Just as much as there is no such thing as free lunch, much can be said about “free trade”.
What must be understood is that the idea behind protecting local industries, by imposing high import tariffs, is not really that it should stay that way in perpetuity.
No, it is to give temporary reprieve to the local industry and allow it to grow, become competitive and be at par with her international peers.
That is why some call it “incubation”.
An incubated egg is given the warmth and all it needs to make sure that one day it hatches and become a big chicken.
However, most protected companies miss this reality.
An egg must hatch at some point. It cannot stay in the incubator forever. If it doesn’t, there is something wrong with it.
However, you find companies being protected for a decade, but remaining as infants.
As Zimbabwe seeks to diversify her economy and exports, it may have to rely on tariff protection to develop infant industries.

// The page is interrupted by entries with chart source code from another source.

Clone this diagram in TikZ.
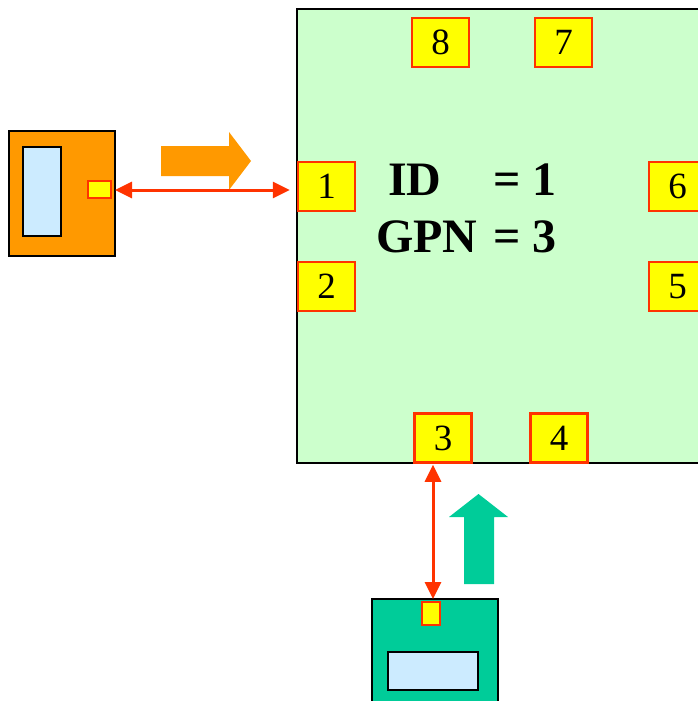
\documentclass[tikz,border=0pt]{standalone}
\usepackage{fontspec}
\setmainfont{Liberation Serif}
\usetikzlibrary{arrows.meta}
\definecolor{boardgreen}{HTML}{CCFFCC}
\definecolor{pinyellow}{HTML}{FFFF00}
\definecolor{pinred}{HTML}{FF3300}
\definecolor{devorange}{HTML}{FF9900}
\definecolor{devgreen}{HTML}{00CC99}
\definecolor{screenblue}{HTML}{CCEBFF}
\tikzset{
  pin/.style={draw=pinred, line width=2.5pt, fill=pinyellow, minimum width=57pt, minimum height=49pt, inner sep=0pt, font=\fontsize{37}{37}\selectfont},
  box/.style={draw=black, line width=2pt},
  link/.style={draw=pinred, line width=3pt, {Triangle[length=17pt,width=16pt]}-{Triangle[length=17pt,width=16pt]}},
  big/.style={font=\fontsize{48}{48}\selectfont\bfseries, inner sep=0pt, anchor=base west}
}
\begin{document}
\begin{tikzpicture}[x=1pt,y=-1pt]
\useasboundingbox (0,0) rectangle (698,701);
\clip (0,0) rectangle (698,701);
% main board
\draw[box, fill=boardgreen] (297,9) rectangle (780,463);
\node[pin] (p8) at (440.5,42.5) {8};
\node[pin] (p7) at (563.5,42.5) {7};
\node[pin] (p1) at (326.5,186.5) {1};
\node[pin] (p2) at (326.5,286.5) {2};
\node[pin] (p6) at (677.5,186.5) {6};
\node[pin] (p5) at (677.5,286.5) {5};
\node[pin] (p3) at (443,438) {3};
\node[pin] (p4) at (559,438) {4};
\node[big] (id) at (388,195) {ID};
\node[big] (idv) at (493,195) {= 1};
\node[big] (gpn) at (376,252) {GPN};
\node[big] (gpnv) at (493,252) {= 3};
% left device
\draw[box, fill=devorange] (9,131) rectangle (115,256);
\draw[box, fill=screenblue] (23,147) rectangle (61,236);
\draw[draw=pinred, line width=2pt, fill=pinyellow] (88,181) rectangle (111,198);
\coordinate (lpin) at (111,190);
% bottom device
\draw[box, fill=devgreen] (372,599) rectangle (498,720);
\draw[box, fill=screenblue] (388,652) rectangle (478,690);
\draw[draw=pinred, line width=2pt, fill=pinyellow] (422,602) rectangle (440,625);
\coordinate (bpin) at (433,599);
% block arrows
\fill[devorange] (161,146) -- (229,146) -- (229,132) -- (251,161) -- (229,190) -- (229,176) -- (161,176) -- cycle;
\fill[devgreen] (464,584) -- (464,517) -- (449,517) -- (478.5,494) -- (508,517) -- (494,517) -- (494,584) -- cycle;
% links
\draw[link, shorten <=4pt, shorten >=7pt] (lpin) -- (lpin -| p1.west);
\draw[link, shorten <=0pt, shorten >=1pt] (bpin) -- (bpin |- p3.south);
\end{tikzpicture}
\end{document}
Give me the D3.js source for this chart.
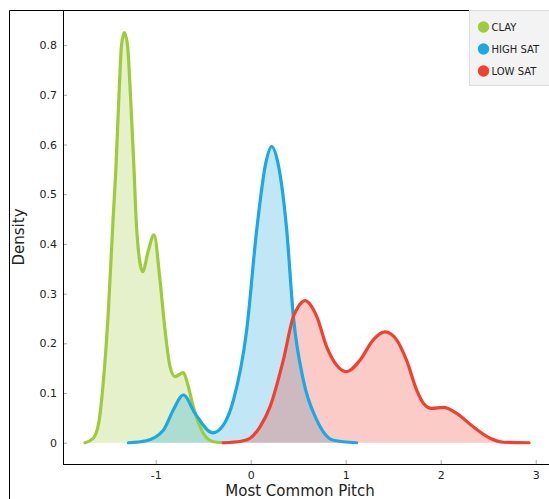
<!DOCTYPE html>
<html>
<head>
<meta charset="utf-8">
<script src="https://cdn.jsdelivr.net/npm/d3@7"></script>
<style>
  body { margin: 0; background: #fff; }
  svg { font-family: "DejaVu Sans", Verdana, sans-serif; }
</style>
</head>
<body>
<div id="chart"></div>
<script>
// Series names and colours
var seriesNames = ["CLAY", "HIGH SAT", "LOW SAT"];
var seriesColors = ["#9dcb3c", "#1ba8e3", "#ef4130"];

// Density curves (pitch value, density)
var clayX = [-1.744, -1.657, -1.6, -1.55, -1.5, -1.446, -1.42, -1.383, -1.36, -1.33, -1.297, -1.27, -1.228, -1.2, -1.137, -1.08, -1.018, -0.955, -0.902, -0.849, -0.797, -0.709, -0.66, -0.604, -0.499, -0.394, -0.29];
var clayY = [0, 0.009, 0.04, 0.126, 0.26, 0.46, 0.548, 0.716, 0.8, 0.825, 0.8, 0.716, 0.548, 0.428, 0.344, 0.385, 0.418, 0.327, 0.227, 0.153, 0.133, 0.141, 0.115, 0.072, 0.019, 0.002, 0];

var highX = [-1.288, -1.1, -0.92, -0.815, -0.709, -0.586, -0.4, -0.29, -0.183, -0.042, 0.063, 0.161, 0.221, 0.284, 0.379, 0.449, 0.554, 0.695, 0.87, 1.116];
var highY = [0, 0.004, 0.025, 0.066, 0.096, 0.059, 0.02, 0.035, 0.085, 0.227, 0.428, 0.565, 0.596, 0.565, 0.428, 0.254, 0.126, 0.046, 0.005, 0];

var lowX = [-0.29, -0.1, -0.007, 0.098, 0.203, 0.343, 0.449, 0.501, 0.572, 0.642, 0.695, 0.8, 0.905, 1.01, 1.15, 1.29, 1.414, 1.536, 1.64, 1.747, 1.82, 1.905, 2.03, 2.168, 2.343, 2.52, 2.66, 2.93];
var lowY = [0, 0.003, 0.009, 0.032, 0.072, 0.166, 0.254, 0.274, 0.286, 0.274, 0.254, 0.193, 0.156, 0.143, 0.166, 0.207, 0.223, 0.207, 0.166, 0.106, 0.079, 0.069, 0.071, 0.059, 0.032, 0.009, 0.001, 0];

// Axis ticks
var xTicks = [-1, 0, 1, 2, 3];
var yTicks = [0, 0.1, 0.2, 0.3, 0.4, 0.5, 0.6, 0.7, 0.8];

var svgWidth = 549;
var svgHeight = 499;

var plot = { left: 63, right: 549, top: 10, bottom: 464 };

var svg = d3.select("#chart")
  .append("svg")
  .attr("width", svgWidth)
  .attr("height", svgHeight);

var xScale = d3.scaleLinear()
  .domain([-1.976, 3.14])
  .range([plot.left, plot.right]);

var yScale = d3.scaleLinear()
  .domain([-0.0428, 0.8706])
  .range([plot.bottom, plot.top]);

// outer frame lines
svg.append("line")
  .attr("x1", 9.5).attr("x2", svgWidth)
  .attr("y1", 10.5).attr("y2", 10.5)
  .attr("stroke", "#000");
svg.append("line")
  .attr("x1", 9.5).attr("x2", 9.5)
  .attr("y1", 10.5).attr("y2", svgHeight)
  .attr("stroke", "#000");

// build series from arrays
var series = [
  { x: clayX, y: clayY },
  { x: highX, y: highY },
  { x: lowX, y: lowY }
].map(function(s, i) {
  return {
    name: seriesNames[i],
    color: seriesColors[i],
    points: s.x.map(function(v, j) { return [v, s.y[j]]; })
  };
});

var area = d3.area()
  .x(d => xScale(d[0]))
  .y0(yScale(0))
  .y1(d => yScale(d[1]))
  .curve(d3.curveMonotoneX);

var line = d3.line()
  .x(d => xScale(d[0]))
  .y(d => yScale(d[1]))
  .curve(d3.curveMonotoneX);

var chartGroup = svg.append("g");

series.forEach(function(s) {
  chartGroup.append("path")
    .datum(s.points)
    .attr("d", area)
    .attr("fill", s.color)
    .attr("fill-opacity", 0.27);
});

series.forEach(function(s) {
  chartGroup.append("path")
    .datum(s.points)
    .attr("d", line)
    .attr("fill", "none")
    .attr("stroke", s.color)
    .attr("stroke-width", 3.2)
    .attr("stroke-linecap", "round")
    .attr("stroke-linejoin", "round");
});

// axes
var bottomAxis = d3.axisBottom(xScale)
  .tickValues(xTicks)
  .tickSize(0)
  .tickPadding(7)
  .tickFormat(d => String(d));

var leftAxis = d3.axisLeft(yScale)
  .tickValues(yTicks)
  .tickSize(0)
  .tickPadding(6)
  .tickFormat(d => d === 0 ? "0" : d3.format(".1f")(d));

var xAxisG = svg.append("g")
  .attr("transform", `translate(0, ${plot.bottom})`)
  .call(bottomAxis);

var yAxisG = svg.append("g")
  .attr("transform", `translate(${plot.left}, 0)`)
  .call(leftAxis);

[xAxisG, yAxisG].forEach(function(g) {
  g.select(".domain").remove();
  g.selectAll("text")
    .attr("font-family", "DejaVu Sans, Verdana, sans-serif")
    .attr("font-size", "11px")
    .attr("fill", "#222");
});

// inner tick marks
xAxisG.selectAll(".tick").append("line")
  .attr("y1", 0).attr("y2", -4)
  .attr("stroke", "#aaa");
yAxisG.selectAll(".tick").append("line")
  .attr("x1", 0).attr("x2", 4)
  .attr("stroke", "#aaa");

// axis lines
svg.append("line")
  .attr("x1", plot.left + 0.5).attr("x2", plot.left + 0.5)
  .attr("y1", plot.top).attr("y2", plot.bottom + 0.5)
  .attr("stroke", "#000");
svg.append("line")
  .attr("x1", plot.left).attr("x2", plot.right)
  .attr("y1", plot.bottom + 0.5).attr("y2", plot.bottom + 0.5)
  .attr("stroke", "#000");

// axis titles
svg.append("text")
  .attr("x", 300)
  .attr("y", 496)
  .attr("text-anchor", "middle")
  .attr("font-size", "15px")
  .attr("fill", "#222")
  .text("Most Common Pitch");

svg.append("text")
  .attr("transform", "translate(24, 237) rotate(-90)")
  .attr("text-anchor", "middle")
  .attr("font-size", "15px")
  .attr("fill", "#222")
  .text("Density");

// legend
var legend = svg.append("g")
  .attr("transform", "translate(469.5, 10.5)");

legend.append("rect")
  .attr("width", 85)
  .attr("height", 75)
  .attr("fill", "#f3f3f3")
  .attr("stroke", "#ddd");

var legendItems = legend.selectAll(".item")
  .data(series)
  .enter()
  .append("g")
  .attr("transform", (d, i) => `translate(0, ${16.5 + i * 22})`);

legendItems.append("circle")
  .attr("cx", 14)
  .attr("cy", 0)
  .attr("r", 5.7)
  .attr("fill", d => d.color);

legendItems.append("text")
  .attr("x", 22)
  .attr("y", 4)
  .attr("font-size", "10px")
  .attr("fill", "#222")
  .text(d => d.name);
</script>
</body>
</html>
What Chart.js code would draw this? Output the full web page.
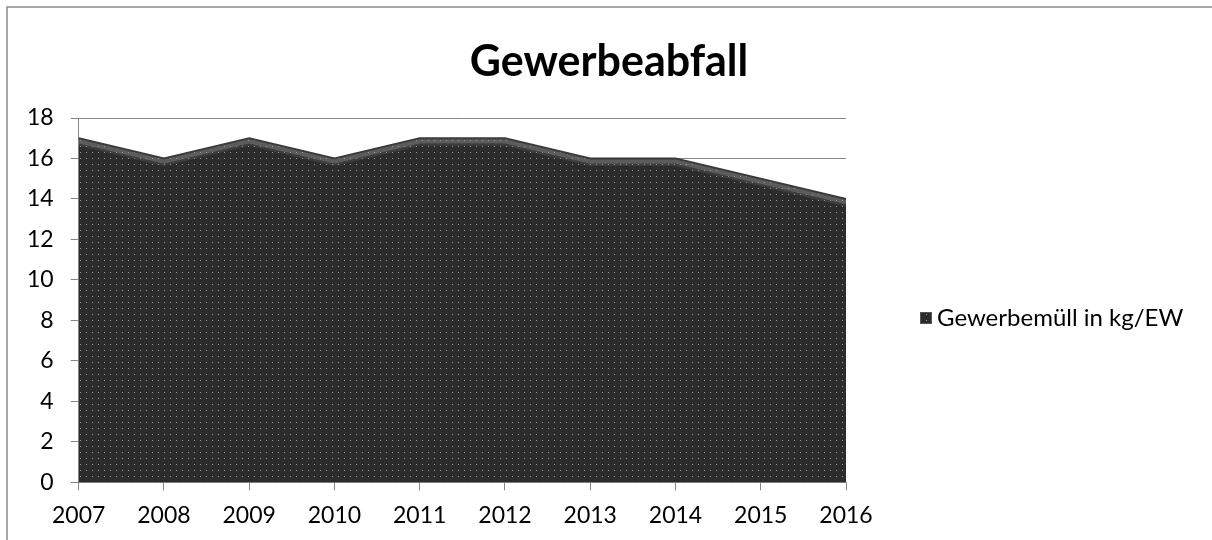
<!DOCTYPE html>
<html>
<head>
<meta charset="utf-8">
<script src="https://cdn.jsdelivr.net/npm/chart.js@4/dist/chart.umd.min.js"></script>
<style>
  html, body { margin: 0; padding: 0; background: #fff; }
  #wrap { width: 1212px; height: 540px; position: relative; }
</style>
</head>
<body>
<div id="wrap"><canvas id="chart" width="1212" height="540"></canvas></div>
<script>
// data
const years = ["2007", "2008", "2009", "2010", "2011", "2012", "2013", "2014", "2015", "2016"];
const gewerbemuell = [17, 16, 17, 16, 17, 17, 16, 16, 15, 14];
const seriesLabel = "Gewerbemüll in kg/EW";
const titleText = "Gewerbeabfall";

// dotted dark fill like the office pattern
function makePattern() {
  const c = document.createElement("canvas");
  c.width = 6; c.height = 6;
  const g = c.getContext("2d");
  g.fillStyle = "#2c2c2c";
  g.fillRect(0, 0, 6, 6);
  g.fillStyle = "#9a9a9a";
  g.fillRect(2, 2, 1, 1);
  return g.createPattern(c, "repeat");
}
const dotted = makePattern();

// outer frame (only top and left are inside the picture)
const framePlugin = {
  id: "frame",
  beforeDraw(chart) {
    const ctx = chart.ctx;
    ctx.save();
    ctx.strokeStyle = "#8a8a8a";
    ctx.lineWidth = 1.5;
    ctx.beginPath();
    ctx.moveTo(7, 545);
    ctx.lineTo(7, 7);
    ctx.lineTo(1220, 7);
    ctx.stroke();
    ctx.restore();
  }
};

// light bevel just under the top edge of the area
const bevelPlugin = {
  id: "bevel",
  afterDatasetsDraw(chart) {
    const pts = chart.getDatasetMeta(0).data;
    const ctx = chart.ctx;
    const area = chart.chartArea;
    ctx.save();
    ctx.beginPath();
    ctx.rect(area.left, area.top, area.right - area.left, area.bottom - area.top);
    ctx.clip();
    ctx.lineJoin = "round";
    [[3, 4, "rgba(150,150,150,0.45)"], [6, 3, "rgba(110,110,110,0.25)"]].forEach(function (s) {
      ctx.beginPath();
      pts.forEach(function (p, i) {
        if (i === 0) ctx.moveTo(p.x, p.y + s[0]);
        else ctx.lineTo(p.x, p.y + s[0]);
      });
      ctx.lineWidth = s[1];
      ctx.strokeStyle = s[2];
      ctx.stroke();
    });
    ctx.restore();
  }
};

// title and legend drawn by hand so the plot keeps its place
const textPlugin = {
  id: "sideText",
  afterDraw(chart) {
    const ctx = chart.ctx;
    ctx.save();
    ctx.fillStyle = "#000";
    ctx.font = "bold 43px Lato";
    ctx.textAlign = "center";
    ctx.textBaseline = "middle";
    ctx.fillText(titleText, 609, 62);

    const y = 318;
    ctx.fillStyle = dotted;
    ctx.fillRect(920, y - 6, 12, 12);
    ctx.strokeStyle = "#555";
    ctx.lineWidth = 1;
    ctx.strokeRect(920.5, y - 5.5, 11, 11);
    ctx.fillStyle = "#000";
    ctx.font = "24px Lato";
    ctx.textAlign = "left";
    ctx.fillText(chart.data.datasets[0].label, 937, y);
    ctx.restore();
  }
};

const ctx = document.getElementById("chart").getContext("2d");
const chart = new Chart(ctx, {
  type: "line",
  data: {
    labels: years,
    datasets: [{
      label: seriesLabel,
      data: gewerbemuell,
      fill: "origin",
      backgroundColor: dotted,
      borderColor: "#3a3a3a",
      borderWidth: 2,
      pointRadius: 0,
      tension: 0
    }]
  },
  options: {
    responsive: false,
    animation: false,
    layout: { padding: { left: 10, right: 366, top: 118, bottom: 0 } },
    plugins: {
      legend: { display: false },
      tooltip: { enabled: false },
      title: { display: false }
    },
    scales: {
      x: {
        offset: false,
        grid: { drawOnChartArea: false, drawTicks: true, tickLength: 8, color: "#868686" },
        border: { color: "#868686", width: 1 },
        ticks: { color: "#000", font: { family: "Lato", size: 23 }, padding: 11, maxRotation: 0 }
      },
      y: {
        min: 0,
        max: 18,
        grid: { color: "#868686", tickLength: 8 },
        border: { color: "#868686", width: 1 },
        ticks: { stepSize: 2, color: "#000", font: { family: "Lato", size: 23 }, padding: 17 }
      }
    }
  },
  plugins: [framePlugin, bevelPlugin, textPlugin]
});
</script>
</body>
</html>
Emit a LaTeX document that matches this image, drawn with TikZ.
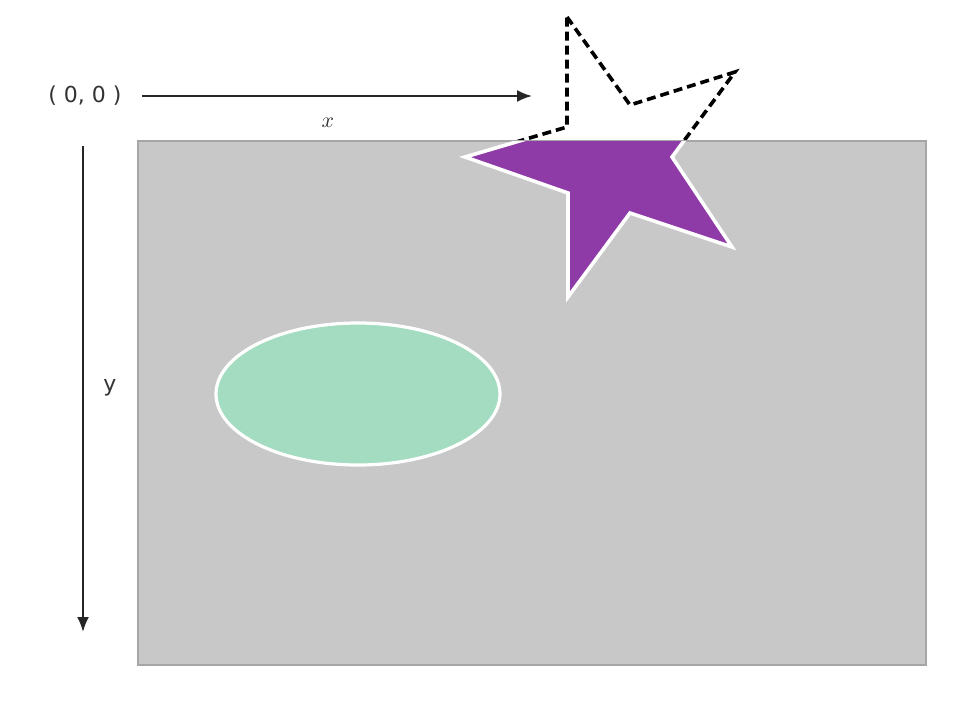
\documentclass[tikz,border=0pt]{standalone}
\usepackage{fontspec}
\setsansfont{DejaVu Sans}
\usepackage{xcolor}
\usetikzlibrary{arrows.meta}
\definecolor{canvasgray}{HTML}{C8C8C8}
\definecolor{starpurple}{HTML}{8E3BA8}
\definecolor{mintgreen}{HTML}{A3DCC0}
\newcommand\starpts{(567,17) -- (630,105) -- (735,72) -- (672,157) -- (732,247) -- (630,213) -- (568,297) -- (568,193) -- (465,157) -- (567,127) -- cycle}

\begin{document}
\begin{tikzpicture}[x=0.5pt, y=-0.5pt,
  axis/.style={draw=black!85, line width=1pt, -{Latex[length=7.5pt,width=6pt]}},
  lbl/.style={font=\sffamily\fontsize{11}{13}\selectfont, text=black!80}]
\useasboundingbox (0,0) rectangle (966,703);
\draw[line width=1.8pt, dash pattern=on 4.5pt off 2.5pt] \starpts;
\path[draw=black!35, fill=canvasgray, line width=0.6pt] (138,141) rectangle (926,665);
\begin{scope}
\clip (138,141) rectangle (926,665);
\path[draw=white, line width=1.8pt, fill=starpurple] \starpts;
\end{scope}
\path[draw=white, line width=1.6pt, fill=mintgreen] (358,394) ellipse [x radius=142, y radius=71];
\node[lbl] (origin) at (85,96) {( 0, 0 )};
\node[text=black!80, font=\fontsize{11}{13}\selectfont] (xlbl) at (328,123) {$x$};
\node[lbl] (ylbl) at (110,388) {y};
\coordinate (xend) at (532,96);
\coordinate (ystart) at (83,146);
\coordinate (yend) at (83,632);
\draw[axis, shorten <=6.5pt] (origin.east) -- (xend);
\draw[axis] (ystart) -- (yend);
\end{tikzpicture}
\end{document}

And that has been happening.
What must be emphasised here is that there is a tendency for protected companies to relax, as they know that they are not in competition with imported substitutes.
Their products will be bought anyway. So they stay in the incubator as chicks inside the crust of an egg, quite ignorant about the cut-throat world that lies outside.
There are also instances where companies that have been protected start to smuggle the very cheaper substitutes in bulk into the country, repack them and dress them with their own packages, brand names — with the “Proudly Zimbabwean” banner ashamedly flying thereon – and put them on the market.
Come the day of reckoning – they will still be the very adolescents they were forever ago. Young forever, and so much for protection!
We must really be pragmatic when we are talking about protecting some sub-sectors of the local industry. The private sector players are driven by self interest, and the desire to maximise profits.
Everything else comes secondary. That’s a fact of life.
Protection might actually cause market failure, if Government takes a back seat immediately after granting it, much to the detriment of the consumer.
So much for the “consumer is king” mantra.
You see, the consumer is the grass that suffers when the two elephants, Government and business, fight or make love. During a period of protection, the consumer make sacrifices of being deprived the cheaper imported substitutes, and consume the expensive local product – while waiting for that kingdom to come.
Consumers, therefore, play an integral role in the protection of local industries.
And they need to be meaningfully rewarded with enhanced quality local products at lower prices, with the passage of time.
That kingdom must come.
Sadly, we see the opposite actually happening in many cases.
Government should never grant tariff protection unmethodical. It should only be granted to companies with concrete plans to become competitive after a specified period of time.
The companies or sector seeking protection must submit comprehensive plans indicating the specific measures that they will implement in order to become competitive.
Only companies with convincing plans should be granted protection.
After a company has been granted protection, it is also very important for Government to put in place real time monitoring and evaluation mechanisms to make sure that the protected company does not abuse it.
Companies that don’t live up to their promises should be removed from the incubator and made to feel how cold it is out there.